How to Discover God's Promises for YOU

I recently had a mini-crisis. Well, actually, it felt like a mega-crisis. And probably not a single soul around me even knew or noticed.

But secretly, I was dissolving. Questioning my very purpose for existence.

You see, I was 30 before I discovered what I was put on this earth to do, beyond having a family (which had been my dream since I was a little girl—and bringing glory to God, a given). At the ripe, seemingly far-past-the-point-I-should-have-this-figured-out age of 30, I discovered, or more rightly re-discovered, my love for words and stringing them together to form thoughts that just might resonate and connect with people.

I fell in love. With words. And ideas. And the thrill of finding just the right one at just the right time. I’m a nerd, I know.

And then, at the end of last year, I was overwhelmed by an all too familiar soundtrack. Just a whisper at first, and then screaming so loudly that I couldn’t drown it out, “Who do you think you are? You’re not a writer. You should just give up and go work at Starbucks.” Starbucks is always my fall back plan. Coffee. Need I say more?

But even as I tried to shove the words away, distance myself from writing, I found myself collecting thoughts like beautiful seashells on a glorious beach vacation and stashing them away in Evernote. Each time I did it, I thought, “Well, that will never see the light of day.” And I wondered why on earth I couldn’t stop doing it. It was a little like saying you’re just going to eat one Cheeto puff. And then suddenly, you’re sitting on the couch with an empty bag, no small amount of shame, and neon orange fingers.

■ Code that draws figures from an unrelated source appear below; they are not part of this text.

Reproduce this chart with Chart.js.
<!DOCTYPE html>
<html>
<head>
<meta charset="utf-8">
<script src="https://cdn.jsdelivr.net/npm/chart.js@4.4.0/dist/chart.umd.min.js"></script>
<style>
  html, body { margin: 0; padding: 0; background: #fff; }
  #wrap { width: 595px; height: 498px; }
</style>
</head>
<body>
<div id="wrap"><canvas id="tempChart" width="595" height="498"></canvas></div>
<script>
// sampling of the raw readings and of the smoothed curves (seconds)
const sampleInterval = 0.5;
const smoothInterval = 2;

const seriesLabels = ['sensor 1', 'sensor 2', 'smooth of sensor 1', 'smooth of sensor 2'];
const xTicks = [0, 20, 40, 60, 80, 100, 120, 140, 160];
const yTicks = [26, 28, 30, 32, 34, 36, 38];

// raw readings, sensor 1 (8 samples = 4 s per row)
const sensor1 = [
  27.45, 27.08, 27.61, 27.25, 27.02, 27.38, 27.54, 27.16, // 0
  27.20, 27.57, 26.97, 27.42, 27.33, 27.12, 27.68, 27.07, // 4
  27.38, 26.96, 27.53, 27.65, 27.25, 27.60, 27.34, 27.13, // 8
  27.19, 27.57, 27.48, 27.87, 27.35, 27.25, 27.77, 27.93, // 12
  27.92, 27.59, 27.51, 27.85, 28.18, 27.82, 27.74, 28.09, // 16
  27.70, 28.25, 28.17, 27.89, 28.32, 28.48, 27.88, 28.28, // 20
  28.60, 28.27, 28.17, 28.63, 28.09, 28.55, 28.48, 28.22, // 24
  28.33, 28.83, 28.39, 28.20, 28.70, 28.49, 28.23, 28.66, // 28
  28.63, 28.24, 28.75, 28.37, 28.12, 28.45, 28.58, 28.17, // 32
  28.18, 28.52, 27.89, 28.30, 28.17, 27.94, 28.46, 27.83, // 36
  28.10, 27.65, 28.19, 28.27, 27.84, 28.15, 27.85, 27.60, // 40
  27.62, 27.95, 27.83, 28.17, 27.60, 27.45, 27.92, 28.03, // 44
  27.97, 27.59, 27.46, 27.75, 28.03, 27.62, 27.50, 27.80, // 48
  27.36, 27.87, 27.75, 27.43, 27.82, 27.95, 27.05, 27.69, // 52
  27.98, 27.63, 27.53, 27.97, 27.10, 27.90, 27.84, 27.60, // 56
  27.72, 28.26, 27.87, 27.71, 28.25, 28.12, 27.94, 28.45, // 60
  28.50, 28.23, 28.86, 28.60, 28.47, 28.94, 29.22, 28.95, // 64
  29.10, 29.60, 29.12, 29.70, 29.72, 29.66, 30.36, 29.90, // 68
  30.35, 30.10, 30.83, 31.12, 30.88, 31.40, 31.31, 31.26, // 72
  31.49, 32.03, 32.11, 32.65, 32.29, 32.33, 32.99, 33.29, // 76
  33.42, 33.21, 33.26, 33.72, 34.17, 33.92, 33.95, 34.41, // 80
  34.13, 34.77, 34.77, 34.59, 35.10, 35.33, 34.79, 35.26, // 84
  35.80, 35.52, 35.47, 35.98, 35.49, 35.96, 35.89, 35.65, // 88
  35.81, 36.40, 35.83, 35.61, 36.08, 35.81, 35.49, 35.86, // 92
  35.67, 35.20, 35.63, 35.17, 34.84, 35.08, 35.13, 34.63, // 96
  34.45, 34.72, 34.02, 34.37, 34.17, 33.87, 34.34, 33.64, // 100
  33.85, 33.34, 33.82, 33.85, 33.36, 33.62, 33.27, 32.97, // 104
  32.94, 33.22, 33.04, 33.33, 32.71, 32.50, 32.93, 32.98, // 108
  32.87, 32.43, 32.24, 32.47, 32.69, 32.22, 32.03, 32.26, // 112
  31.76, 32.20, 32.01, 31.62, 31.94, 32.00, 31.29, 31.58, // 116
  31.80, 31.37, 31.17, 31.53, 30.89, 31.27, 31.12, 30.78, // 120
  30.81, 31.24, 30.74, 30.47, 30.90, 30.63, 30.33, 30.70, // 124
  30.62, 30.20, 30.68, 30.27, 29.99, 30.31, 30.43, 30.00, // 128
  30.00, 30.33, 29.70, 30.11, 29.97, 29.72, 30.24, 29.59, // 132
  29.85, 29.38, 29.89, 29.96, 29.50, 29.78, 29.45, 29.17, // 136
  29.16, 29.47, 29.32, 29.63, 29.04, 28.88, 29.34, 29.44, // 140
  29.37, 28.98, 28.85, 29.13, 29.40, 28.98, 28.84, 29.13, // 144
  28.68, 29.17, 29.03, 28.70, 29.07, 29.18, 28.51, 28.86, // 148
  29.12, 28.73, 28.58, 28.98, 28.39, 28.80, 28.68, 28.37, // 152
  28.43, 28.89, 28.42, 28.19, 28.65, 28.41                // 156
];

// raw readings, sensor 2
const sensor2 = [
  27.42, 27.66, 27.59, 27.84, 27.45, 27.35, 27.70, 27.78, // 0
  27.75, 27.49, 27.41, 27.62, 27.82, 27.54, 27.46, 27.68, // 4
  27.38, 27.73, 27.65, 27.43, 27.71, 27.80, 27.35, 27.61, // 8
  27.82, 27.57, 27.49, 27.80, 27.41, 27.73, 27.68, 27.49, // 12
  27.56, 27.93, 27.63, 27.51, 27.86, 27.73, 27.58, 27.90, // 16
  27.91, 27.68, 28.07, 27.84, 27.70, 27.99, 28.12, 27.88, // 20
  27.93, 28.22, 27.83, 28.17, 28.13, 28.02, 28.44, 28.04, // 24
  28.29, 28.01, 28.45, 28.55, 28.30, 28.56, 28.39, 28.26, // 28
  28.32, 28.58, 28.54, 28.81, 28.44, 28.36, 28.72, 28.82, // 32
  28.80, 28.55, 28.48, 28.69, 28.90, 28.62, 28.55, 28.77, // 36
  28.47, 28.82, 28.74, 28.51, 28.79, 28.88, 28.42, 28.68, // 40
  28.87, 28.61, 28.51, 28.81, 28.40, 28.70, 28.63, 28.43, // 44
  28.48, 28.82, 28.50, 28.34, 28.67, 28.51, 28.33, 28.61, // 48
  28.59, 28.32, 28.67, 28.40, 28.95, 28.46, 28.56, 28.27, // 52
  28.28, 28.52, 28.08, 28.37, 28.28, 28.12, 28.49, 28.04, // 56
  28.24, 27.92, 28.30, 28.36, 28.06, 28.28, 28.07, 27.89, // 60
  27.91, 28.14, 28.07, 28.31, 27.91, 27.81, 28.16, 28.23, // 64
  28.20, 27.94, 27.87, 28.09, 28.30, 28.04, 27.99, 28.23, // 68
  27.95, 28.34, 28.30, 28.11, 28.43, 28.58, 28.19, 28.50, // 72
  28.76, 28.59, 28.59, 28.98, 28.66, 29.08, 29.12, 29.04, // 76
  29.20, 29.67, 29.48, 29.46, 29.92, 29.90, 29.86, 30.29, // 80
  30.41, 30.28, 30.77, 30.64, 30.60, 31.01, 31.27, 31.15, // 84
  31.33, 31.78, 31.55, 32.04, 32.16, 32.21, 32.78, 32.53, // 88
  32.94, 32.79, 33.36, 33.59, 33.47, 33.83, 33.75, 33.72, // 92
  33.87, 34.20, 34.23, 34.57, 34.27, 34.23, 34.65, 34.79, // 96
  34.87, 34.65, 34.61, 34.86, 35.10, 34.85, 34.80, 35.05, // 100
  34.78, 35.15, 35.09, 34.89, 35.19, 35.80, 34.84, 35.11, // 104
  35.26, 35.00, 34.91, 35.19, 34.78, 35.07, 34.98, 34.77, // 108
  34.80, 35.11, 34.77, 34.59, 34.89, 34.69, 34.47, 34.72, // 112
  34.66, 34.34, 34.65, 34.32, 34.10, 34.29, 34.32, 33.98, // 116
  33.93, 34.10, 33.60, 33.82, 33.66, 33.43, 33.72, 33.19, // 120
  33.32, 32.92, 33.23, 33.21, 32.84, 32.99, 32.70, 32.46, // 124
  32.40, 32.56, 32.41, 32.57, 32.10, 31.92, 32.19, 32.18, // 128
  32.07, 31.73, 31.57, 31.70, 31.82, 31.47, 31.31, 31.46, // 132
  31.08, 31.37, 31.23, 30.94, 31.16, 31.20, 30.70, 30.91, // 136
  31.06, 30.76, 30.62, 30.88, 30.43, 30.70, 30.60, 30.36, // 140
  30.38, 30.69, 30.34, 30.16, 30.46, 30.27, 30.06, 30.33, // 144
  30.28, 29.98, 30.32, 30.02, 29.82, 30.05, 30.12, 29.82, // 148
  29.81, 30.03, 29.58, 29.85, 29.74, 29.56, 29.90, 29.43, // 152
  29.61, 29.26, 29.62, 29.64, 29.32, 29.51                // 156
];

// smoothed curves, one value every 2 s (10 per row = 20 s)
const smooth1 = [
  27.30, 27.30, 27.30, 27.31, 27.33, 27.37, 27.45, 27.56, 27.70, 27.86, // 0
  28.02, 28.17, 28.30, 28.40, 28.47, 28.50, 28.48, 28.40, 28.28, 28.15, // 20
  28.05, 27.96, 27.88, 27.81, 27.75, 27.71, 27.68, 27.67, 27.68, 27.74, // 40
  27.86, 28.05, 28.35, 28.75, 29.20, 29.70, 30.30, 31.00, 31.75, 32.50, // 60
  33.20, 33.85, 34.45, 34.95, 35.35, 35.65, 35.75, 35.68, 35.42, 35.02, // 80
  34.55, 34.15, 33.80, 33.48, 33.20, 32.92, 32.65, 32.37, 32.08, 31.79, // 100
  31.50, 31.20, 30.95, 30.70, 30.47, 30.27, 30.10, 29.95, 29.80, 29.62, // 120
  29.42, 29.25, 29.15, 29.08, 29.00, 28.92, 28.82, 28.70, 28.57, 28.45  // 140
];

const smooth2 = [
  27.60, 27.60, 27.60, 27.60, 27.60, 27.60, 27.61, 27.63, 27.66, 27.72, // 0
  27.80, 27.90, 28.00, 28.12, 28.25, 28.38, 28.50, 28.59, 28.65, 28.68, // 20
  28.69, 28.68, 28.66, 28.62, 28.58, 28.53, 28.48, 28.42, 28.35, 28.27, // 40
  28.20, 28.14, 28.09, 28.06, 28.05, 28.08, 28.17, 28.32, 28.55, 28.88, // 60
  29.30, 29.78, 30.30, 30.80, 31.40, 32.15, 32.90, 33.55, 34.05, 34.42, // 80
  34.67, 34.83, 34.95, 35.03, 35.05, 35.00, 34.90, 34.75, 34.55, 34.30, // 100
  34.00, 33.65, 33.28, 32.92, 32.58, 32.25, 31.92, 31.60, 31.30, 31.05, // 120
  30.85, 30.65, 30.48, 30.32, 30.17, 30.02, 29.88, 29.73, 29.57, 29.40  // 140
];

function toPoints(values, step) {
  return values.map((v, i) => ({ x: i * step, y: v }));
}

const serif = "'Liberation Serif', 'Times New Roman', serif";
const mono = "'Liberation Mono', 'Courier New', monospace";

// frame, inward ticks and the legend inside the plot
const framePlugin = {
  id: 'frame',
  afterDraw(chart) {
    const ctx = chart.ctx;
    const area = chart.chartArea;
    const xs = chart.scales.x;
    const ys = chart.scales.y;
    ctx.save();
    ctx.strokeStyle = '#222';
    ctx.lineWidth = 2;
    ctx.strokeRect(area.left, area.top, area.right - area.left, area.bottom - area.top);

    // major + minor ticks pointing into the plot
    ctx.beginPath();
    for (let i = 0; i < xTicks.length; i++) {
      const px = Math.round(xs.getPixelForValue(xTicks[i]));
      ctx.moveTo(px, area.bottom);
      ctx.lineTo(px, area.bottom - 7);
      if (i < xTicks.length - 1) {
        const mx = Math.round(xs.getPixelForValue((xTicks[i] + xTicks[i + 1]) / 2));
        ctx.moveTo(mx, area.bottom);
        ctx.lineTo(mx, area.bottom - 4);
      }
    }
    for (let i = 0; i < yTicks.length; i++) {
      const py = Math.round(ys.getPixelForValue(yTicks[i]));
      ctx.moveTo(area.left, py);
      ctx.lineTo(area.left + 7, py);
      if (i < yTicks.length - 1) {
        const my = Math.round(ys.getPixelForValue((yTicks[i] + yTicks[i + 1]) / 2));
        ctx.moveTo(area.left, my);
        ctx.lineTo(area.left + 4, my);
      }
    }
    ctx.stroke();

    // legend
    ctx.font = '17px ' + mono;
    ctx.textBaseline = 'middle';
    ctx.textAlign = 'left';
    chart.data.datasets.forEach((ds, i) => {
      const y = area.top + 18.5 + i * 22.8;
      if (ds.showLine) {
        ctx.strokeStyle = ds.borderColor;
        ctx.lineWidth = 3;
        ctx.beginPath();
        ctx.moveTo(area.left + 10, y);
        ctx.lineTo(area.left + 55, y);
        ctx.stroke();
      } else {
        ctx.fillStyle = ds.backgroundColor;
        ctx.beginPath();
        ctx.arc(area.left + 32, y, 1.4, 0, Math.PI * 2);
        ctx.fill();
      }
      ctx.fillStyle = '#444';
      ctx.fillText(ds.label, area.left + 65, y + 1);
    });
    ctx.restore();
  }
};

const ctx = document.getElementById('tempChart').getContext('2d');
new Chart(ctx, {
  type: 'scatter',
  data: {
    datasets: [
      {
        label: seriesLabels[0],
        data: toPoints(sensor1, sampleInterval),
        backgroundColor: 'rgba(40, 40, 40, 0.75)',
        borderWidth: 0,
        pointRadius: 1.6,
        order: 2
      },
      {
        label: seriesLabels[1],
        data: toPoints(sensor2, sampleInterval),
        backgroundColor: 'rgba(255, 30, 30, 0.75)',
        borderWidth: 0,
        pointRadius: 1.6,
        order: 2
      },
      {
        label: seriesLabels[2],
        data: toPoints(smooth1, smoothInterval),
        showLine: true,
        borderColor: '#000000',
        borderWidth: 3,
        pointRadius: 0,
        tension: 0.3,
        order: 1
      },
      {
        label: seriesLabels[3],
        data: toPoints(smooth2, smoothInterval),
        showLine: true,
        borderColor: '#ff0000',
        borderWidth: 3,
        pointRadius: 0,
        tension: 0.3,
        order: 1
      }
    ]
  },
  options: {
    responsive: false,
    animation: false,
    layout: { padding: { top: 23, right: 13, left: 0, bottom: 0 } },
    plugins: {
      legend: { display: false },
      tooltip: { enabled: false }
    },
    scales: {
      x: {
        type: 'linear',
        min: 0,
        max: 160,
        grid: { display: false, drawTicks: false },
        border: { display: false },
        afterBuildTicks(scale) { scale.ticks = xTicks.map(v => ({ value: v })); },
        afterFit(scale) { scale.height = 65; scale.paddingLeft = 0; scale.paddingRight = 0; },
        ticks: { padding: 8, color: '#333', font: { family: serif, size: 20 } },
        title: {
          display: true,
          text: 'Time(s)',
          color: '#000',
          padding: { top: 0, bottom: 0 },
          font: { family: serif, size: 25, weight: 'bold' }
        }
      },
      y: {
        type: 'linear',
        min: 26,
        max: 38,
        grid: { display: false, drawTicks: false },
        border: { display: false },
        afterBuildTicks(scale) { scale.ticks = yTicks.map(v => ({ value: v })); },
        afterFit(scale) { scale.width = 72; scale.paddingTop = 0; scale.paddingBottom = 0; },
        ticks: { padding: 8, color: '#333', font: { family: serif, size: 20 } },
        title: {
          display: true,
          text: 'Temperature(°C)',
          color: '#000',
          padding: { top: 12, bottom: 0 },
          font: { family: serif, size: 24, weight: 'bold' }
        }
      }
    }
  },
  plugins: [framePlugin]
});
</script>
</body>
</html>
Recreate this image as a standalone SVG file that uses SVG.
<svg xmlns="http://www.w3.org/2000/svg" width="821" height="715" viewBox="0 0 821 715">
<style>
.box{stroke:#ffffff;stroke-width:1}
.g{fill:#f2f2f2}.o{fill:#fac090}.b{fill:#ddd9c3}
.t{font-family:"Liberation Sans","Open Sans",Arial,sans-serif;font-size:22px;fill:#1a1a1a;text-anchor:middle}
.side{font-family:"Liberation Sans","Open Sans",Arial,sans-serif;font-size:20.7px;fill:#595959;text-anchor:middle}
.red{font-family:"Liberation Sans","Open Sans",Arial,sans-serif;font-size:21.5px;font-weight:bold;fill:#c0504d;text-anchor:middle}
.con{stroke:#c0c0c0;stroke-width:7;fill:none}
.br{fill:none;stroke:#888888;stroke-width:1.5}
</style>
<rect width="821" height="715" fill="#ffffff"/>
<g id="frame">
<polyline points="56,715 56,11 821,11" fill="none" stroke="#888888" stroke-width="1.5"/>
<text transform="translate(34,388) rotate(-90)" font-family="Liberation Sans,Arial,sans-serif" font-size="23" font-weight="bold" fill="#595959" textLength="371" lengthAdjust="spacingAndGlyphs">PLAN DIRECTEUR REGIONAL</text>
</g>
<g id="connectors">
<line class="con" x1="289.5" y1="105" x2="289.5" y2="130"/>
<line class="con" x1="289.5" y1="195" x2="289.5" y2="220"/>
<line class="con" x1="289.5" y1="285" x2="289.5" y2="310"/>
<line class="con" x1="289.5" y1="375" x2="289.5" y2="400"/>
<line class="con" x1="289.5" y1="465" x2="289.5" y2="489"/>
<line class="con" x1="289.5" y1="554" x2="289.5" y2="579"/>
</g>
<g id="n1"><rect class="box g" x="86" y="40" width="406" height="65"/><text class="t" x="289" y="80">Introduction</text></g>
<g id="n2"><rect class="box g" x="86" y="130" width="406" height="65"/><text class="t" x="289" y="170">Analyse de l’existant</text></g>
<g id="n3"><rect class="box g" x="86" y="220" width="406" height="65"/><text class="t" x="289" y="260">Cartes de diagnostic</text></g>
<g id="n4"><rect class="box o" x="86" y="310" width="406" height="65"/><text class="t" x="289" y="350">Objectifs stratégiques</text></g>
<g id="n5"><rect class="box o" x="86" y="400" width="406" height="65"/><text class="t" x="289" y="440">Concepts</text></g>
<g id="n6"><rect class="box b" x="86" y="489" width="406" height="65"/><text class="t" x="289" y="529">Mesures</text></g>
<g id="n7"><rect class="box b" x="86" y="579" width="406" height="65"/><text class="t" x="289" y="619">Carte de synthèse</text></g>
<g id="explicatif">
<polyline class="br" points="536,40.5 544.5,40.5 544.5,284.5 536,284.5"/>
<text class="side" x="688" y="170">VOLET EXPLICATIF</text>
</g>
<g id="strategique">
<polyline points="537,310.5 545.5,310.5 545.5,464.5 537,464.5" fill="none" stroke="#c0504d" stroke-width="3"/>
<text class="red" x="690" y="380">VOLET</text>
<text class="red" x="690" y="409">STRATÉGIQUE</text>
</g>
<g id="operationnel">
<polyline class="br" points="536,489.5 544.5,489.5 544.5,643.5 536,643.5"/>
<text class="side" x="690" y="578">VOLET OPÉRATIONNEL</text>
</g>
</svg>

It was at this point that I started crying out to God. I needed to know what he said about my future. Not in general terms. But very specific ones. Should I pack this all away? Give it up? Find something else to do with my life?

And that’s when it happened.

I listened to a podcast, and they were talking so easily, almost flippantly, about the promises of God for their (our) lives. And I remember thinking, “Well, that’s great for you. You keep talking about the promises of God like you actually know which ones are yours.”

I was half cynical and half jealous.

Have you ever felt this way? People talking about the “promises of God,” and you scratching your head, wondering what exactly that even means? Because I certainly don’t ever want to be witlessly claiming promises that God never meant for me. I don’t adhere to the name it, claim it philosophy. I want what God wants for me, not trying to force the God of the universe to give me what I want. But what about when you don’t even know what God’s promises for you are? Beyond some vague generalities.

Hope.

A future.

I get ya. I was right there with you.

Frustrated. Broken. Confused. And on the verge of giving up.

So I went to the only person I knew could give me some clarity. Jesus. Desperately, I laid my heart bare, dumping all of my self-doubt, fear, and questions at his feet. And I asked him to give me a promise to cling to that would help me see through the purposeless fog that had descended on my life.

I’m not going to lie. I only half-way expected an answer.

Sometimes specific promises from God seem like something for someone else. The favored ones. So even as I prayed the prayer, I wasn’t sure what to expect. Or what I even had the right to expect.

Not immediately, but a few weeks later, something incredible happened. I was sitting in church and our guest speaker was preaching from a passage that I’ve heard a hundred times. I actually consider it one of my favorite verses, and one phrase jumped out at me. It was as if it was leaping off the page into my heart. That phrase was FOR ME. And I instinctively knew it.

Then a few days later I was reading a Bible plan on my YouVersion Bible app, and two more verses jumped off the screen at me. It was undeniable. Those words were meant for me—in this moment, in this season. I’ve been praying these verses over my life ever since. Expecting God to keep his promises. To me.

So what does all this mean for you? For your situation? Maybe you’re desperate to know what God has to say about your life today. What his promises are for this dark season you find yourself in. You need specifics. Maybe you’re like me and you’ve thought God’s promises were for the special ones. Certainly not for you.

A few months ago, I might have agreed with you (about me, not you).

But now I’m convinced that at any moment, and in every situation, God has something unique and important to say to each and every one of us. The only limitation is our ability to hear and recognize his voice.

So how do you discover God’s promises for you?
1. Ask Him to show you.
2. Put yourself in a position to hear His voice (read your Bible, listen to podcasts, sermons etc.)
3. When He speaks, take action. Pray His words over your life.

This all seems so neat and tidy in a thousand words or less. I know it's a lot messier and more difficult than these few words can adequately express, but you can trust the Promise-Maker. Don’t get impatient. He is faithful!